• What this task involves
From the listing that follows, output everything exactly except the pictures.

• Supplied data
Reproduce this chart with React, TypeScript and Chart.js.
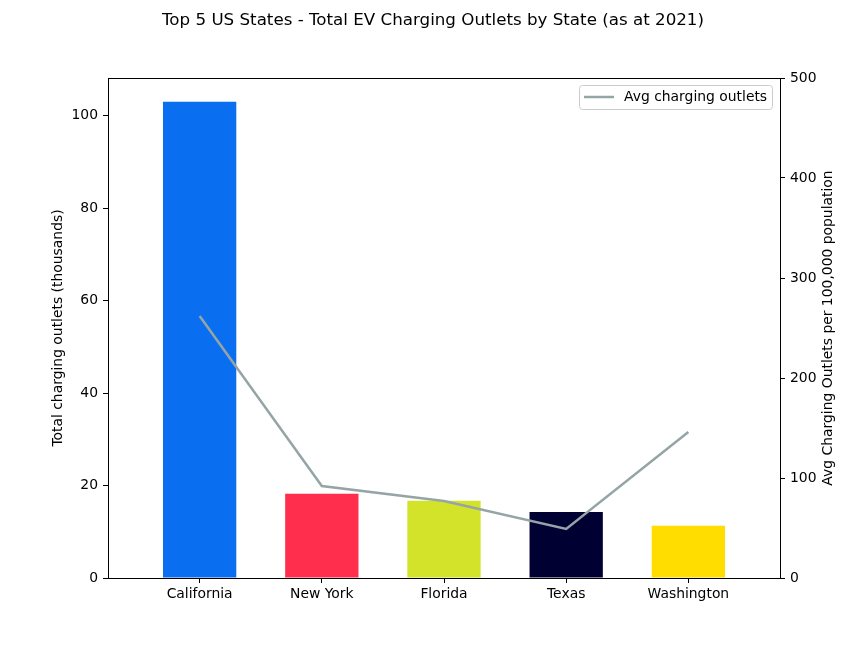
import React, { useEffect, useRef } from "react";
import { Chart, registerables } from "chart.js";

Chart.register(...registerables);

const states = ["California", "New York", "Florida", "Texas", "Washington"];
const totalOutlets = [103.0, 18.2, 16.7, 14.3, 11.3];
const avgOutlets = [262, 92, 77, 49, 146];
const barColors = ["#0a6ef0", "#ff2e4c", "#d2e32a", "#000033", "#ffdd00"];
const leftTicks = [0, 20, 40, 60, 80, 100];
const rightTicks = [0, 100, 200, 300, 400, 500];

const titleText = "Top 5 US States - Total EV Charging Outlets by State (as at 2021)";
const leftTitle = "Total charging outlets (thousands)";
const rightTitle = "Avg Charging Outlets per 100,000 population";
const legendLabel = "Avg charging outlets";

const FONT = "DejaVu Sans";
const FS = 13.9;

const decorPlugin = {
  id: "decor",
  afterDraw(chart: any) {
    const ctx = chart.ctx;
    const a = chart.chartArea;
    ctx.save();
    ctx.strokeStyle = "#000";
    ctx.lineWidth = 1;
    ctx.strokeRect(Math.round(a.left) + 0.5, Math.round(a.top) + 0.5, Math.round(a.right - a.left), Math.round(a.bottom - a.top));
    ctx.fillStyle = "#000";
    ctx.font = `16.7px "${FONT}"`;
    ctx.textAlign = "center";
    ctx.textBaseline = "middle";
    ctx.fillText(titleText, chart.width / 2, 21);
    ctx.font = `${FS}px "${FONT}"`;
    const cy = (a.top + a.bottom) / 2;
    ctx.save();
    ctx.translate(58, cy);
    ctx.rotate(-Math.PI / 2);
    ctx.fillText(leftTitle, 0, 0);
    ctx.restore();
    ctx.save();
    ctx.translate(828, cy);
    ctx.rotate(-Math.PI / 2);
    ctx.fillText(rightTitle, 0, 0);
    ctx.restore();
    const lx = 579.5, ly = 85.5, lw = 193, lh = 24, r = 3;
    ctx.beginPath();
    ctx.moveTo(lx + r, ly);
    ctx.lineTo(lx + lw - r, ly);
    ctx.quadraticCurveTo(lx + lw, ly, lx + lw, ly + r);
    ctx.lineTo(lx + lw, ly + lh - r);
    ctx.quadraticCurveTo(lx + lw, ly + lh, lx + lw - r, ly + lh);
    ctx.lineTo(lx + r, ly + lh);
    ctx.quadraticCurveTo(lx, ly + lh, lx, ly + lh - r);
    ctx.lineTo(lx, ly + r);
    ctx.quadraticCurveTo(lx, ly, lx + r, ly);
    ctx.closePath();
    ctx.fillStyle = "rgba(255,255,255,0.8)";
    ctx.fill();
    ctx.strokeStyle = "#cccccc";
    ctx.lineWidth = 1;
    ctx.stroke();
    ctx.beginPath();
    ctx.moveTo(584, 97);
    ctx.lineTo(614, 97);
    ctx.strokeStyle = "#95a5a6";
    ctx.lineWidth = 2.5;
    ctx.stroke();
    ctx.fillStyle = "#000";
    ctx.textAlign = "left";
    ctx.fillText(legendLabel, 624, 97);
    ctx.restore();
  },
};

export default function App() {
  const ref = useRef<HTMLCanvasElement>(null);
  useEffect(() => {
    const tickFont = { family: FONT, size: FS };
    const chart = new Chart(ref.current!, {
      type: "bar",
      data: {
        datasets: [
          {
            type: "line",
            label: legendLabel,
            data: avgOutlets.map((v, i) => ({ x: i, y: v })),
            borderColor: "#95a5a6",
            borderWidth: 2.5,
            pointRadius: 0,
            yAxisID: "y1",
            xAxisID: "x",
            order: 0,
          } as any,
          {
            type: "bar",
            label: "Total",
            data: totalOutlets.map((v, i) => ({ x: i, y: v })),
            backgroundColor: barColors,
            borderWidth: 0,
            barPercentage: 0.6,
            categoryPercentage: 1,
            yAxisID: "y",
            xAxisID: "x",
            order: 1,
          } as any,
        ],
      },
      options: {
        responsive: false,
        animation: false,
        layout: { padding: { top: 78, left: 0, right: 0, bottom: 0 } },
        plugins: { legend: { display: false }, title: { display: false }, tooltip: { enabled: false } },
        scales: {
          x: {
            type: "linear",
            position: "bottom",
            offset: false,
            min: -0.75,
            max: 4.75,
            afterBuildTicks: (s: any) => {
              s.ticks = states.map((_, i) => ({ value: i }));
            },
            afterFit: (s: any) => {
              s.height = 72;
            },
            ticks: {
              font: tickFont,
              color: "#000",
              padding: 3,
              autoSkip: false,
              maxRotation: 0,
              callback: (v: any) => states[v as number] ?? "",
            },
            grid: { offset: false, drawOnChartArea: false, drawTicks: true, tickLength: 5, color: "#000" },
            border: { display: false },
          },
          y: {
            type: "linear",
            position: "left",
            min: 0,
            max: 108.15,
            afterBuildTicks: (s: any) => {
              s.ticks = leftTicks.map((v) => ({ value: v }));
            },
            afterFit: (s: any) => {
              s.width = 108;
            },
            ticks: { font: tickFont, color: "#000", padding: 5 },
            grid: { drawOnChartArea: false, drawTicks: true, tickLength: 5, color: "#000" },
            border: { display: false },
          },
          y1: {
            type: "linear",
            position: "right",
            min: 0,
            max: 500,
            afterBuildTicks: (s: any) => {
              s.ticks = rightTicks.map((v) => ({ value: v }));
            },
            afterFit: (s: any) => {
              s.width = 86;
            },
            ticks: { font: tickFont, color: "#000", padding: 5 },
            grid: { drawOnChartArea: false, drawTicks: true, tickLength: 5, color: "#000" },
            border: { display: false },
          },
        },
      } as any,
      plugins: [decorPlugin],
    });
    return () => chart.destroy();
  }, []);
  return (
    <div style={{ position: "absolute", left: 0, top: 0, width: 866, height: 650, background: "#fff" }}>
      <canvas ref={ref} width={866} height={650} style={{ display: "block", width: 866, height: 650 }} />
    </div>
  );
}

• Correct output
Reproduce this chart with React, TypeScript and Chart.js.
import React, { useEffect, useRef } from "react";
import { Chart, registerables } from "chart.js";

Chart.register(...registerables);

const states = ["California", "New York", "Florida", "Texas", "Washington"];
const totalOutlets = [103.0, 18.2, 16.7, 14.3, 11.3];
const avgOutlets = [262, 92, 77, 49, 146];
const barColors = ["#0a6ef0", "#ff2e4c", "#d2e32a", "#000033", "#ffdd00"];
const leftTicks = [0, 20, 40, 60, 80, 100];
const rightTicks = [0, 100, 200, 300, 400, 500];

const titleText = "Top 5 US States - Total EV Charging Outlets by State (as at 2021)";
const leftTitle = "Total charging outlets (thousands)";
const rightTitle = "Avg Charging Outlets per 100,000 population";
const legendLabel = "Avg charging outlets";

const FONT = "DejaVu Sans";
const FS = 13.9;

const decorPlugin = {
  id: "decor",
  afterDraw(chart: any) {
    const ctx = chart.ctx;
    const a = chart.chartArea;
    ctx.save();
    ctx.strokeStyle = "#000";
    ctx.lineWidth = 1;
    ctx.strokeRect(Math.round(a.left) + 0.5, Math.round(a.top) + 0.5, Math.round(a.right - a.left), Math.round(a.bottom - a.top));
    ctx.fillStyle = "#000";
    ctx.font = `16.7px "${FONT}"`;
    ctx.textAlign = "center";
    ctx.textBaseline = "middle";
    ctx.fillText(titleText, chart.width / 2, 21);
    ctx.font = `${FS}px "${FONT}"`;
    const cy = (a.top + a.bottom) / 2;
    ctx.save();
    ctx.translate(58, cy);
    ctx.rotate(-Math.PI / 2);
    ctx.fillText(leftTitle, 0, 0);
    ctx.restore();
    ctx.save();
    ctx.translate(828, cy);
    ctx.rotate(-Math.PI / 2);
    ctx.fillText(rightTitle, 0, 0);
    ctx.restore();
    const lx = 579.5, ly = 85.5, lw = 193, lh = 24, r = 3;
    ctx.beginPath();
    ctx.moveTo(lx + r, ly);
    ctx.lineTo(lx + lw - r, ly);
    ctx.quadraticCurveTo(lx + lw, ly, lx + lw, ly + r);
    ctx.lineTo(lx + lw, ly + lh - r);
    ctx.quadraticCurveTo(lx + lw, ly + lh, lx + lw - r, ly + lh);
    ctx.lineTo(lx + r, ly + lh);
    ctx.quadraticCurveTo(lx, ly + lh, lx, ly + lh - r);
    ctx.lineTo(lx, ly + r);
    ctx.quadraticCurveTo(lx, ly, lx + r, ly);
    ctx.closePath();
    ctx.fillStyle = "rgba(255,255,255,0.8)";
    ctx.fill();
    ctx.strokeStyle = "#cccccc";
    ctx.lineWidth = 1;
    ctx.stroke();
    ctx.beginPath();
    ctx.moveTo(584, 97);
    ctx.lineTo(614, 97);
    ctx.strokeStyle = "#95a5a6";
    ctx.lineWidth = 2.5;
    ctx.stroke();
    ctx.fillStyle = "#000";
    ctx.textAlign = "left";
    ctx.fillText(legendLabel, 624, 97);
    ctx.restore();
  },
};

export default function App() {
  const ref = useRef<HTMLCanvasElement>(null);
  useEffect(() => {
    const tickFont = { family: FONT, size: FS };
    const chart = new Chart(ref.current!, {
      type: "bar",
      data: {
        datasets: [
          {
            type: "line",
            label: legendLabel,
            data: avgOutlets.map((v, i) => ({ x: i, y: v })),
            borderColor: "#95a5a6",
            borderWidth: 2.5,
            pointRadius: 0,
            yAxisID: "y1",
            xAxisID: "x",
            order: 0,
          } as any,
          {
            type: "bar",
            label: "Total",
            data: totalOutlets.map((v, i) => ({ x: i, y: v })),
            backgroundColor: barColors,
            borderWidth: 0,
            barPercentage: 0.6,
            categoryPercentage: 1,
            yAxisID: "y",
            xAxisID: "x",
            order: 1,
          } as any,
        ],
      },
      options: {
        responsive: false,
        animation: false,
        layout: { padding: { top: 78, left: 0, right: 0, bottom: 0 } },
        plugins: { legend: { display: false }, title: { display: false }, tooltip: { enabled: false } },
        scales: {
          x: {
            type: "linear",
            position: "bottom",
            offset: false,
            min: -0.75,
            max: 4.75,
            afterBuildTicks: (s: any) => {
              s.ticks = states.map((_, i) => ({ value: i }));
            },
            afterFit: (s: any) => {
              s.height = 72;
            },
            ticks: {
              font: tickFont,
              color: "#000",
              padding: 3,
              autoSkip: false,
              maxRotation: 0,
              callback: (v: any) => states[v as number] ?? "",
            },
            grid: { offset: false, drawOnChartArea: false, drawTicks: true, tickLength: 5, color: "#000" },
            border: { display: false },
          },
          y: {
            type: "linear",
            position: "left",
            min: 0,
            max: 108.15,
            afterBuildTicks: (s: any) => {
              s.ticks = leftTicks.map((v) => ({ value: v }));
            },
            afterFit: (s: any) => {
              s.width = 108;
            },
            ticks: { font: tickFont, color: "#000", padding: 5 },
            grid: { drawOnChartArea: false, drawTicks: true, tickLength: 5, color: "#000" },
            border: { display: false },
          },
          y1: {
            type: "linear",
            position: "right",
            min: 0,
            max: 500,
            afterBuildTicks: (s: any) => {
              s.ticks = rightTicks.map((v) => ({ value: v }));
            },
            afterFit: (s: any) => {
              s.width = 86;
            },
            ticks: { font: tickFont, color: "#000", padding: 5 },
            grid: { drawOnChartArea: false, drawTicks: true, tickLength: 5, color: "#000" },
            border: { display: false },
          },
        },
      } as any,
      plugins: [decorPlugin],
    });
    return () => chart.destroy();
  }, []);
  return (
    <div style={{ position: "absolute", left: 0, top: 0, width: 866, height: 650, background: "#fff" }}>
      <canvas ref={ref} width={866} height={650} style={{ display: "block", width: 866, height: 650 }} />
    </div>
  );
}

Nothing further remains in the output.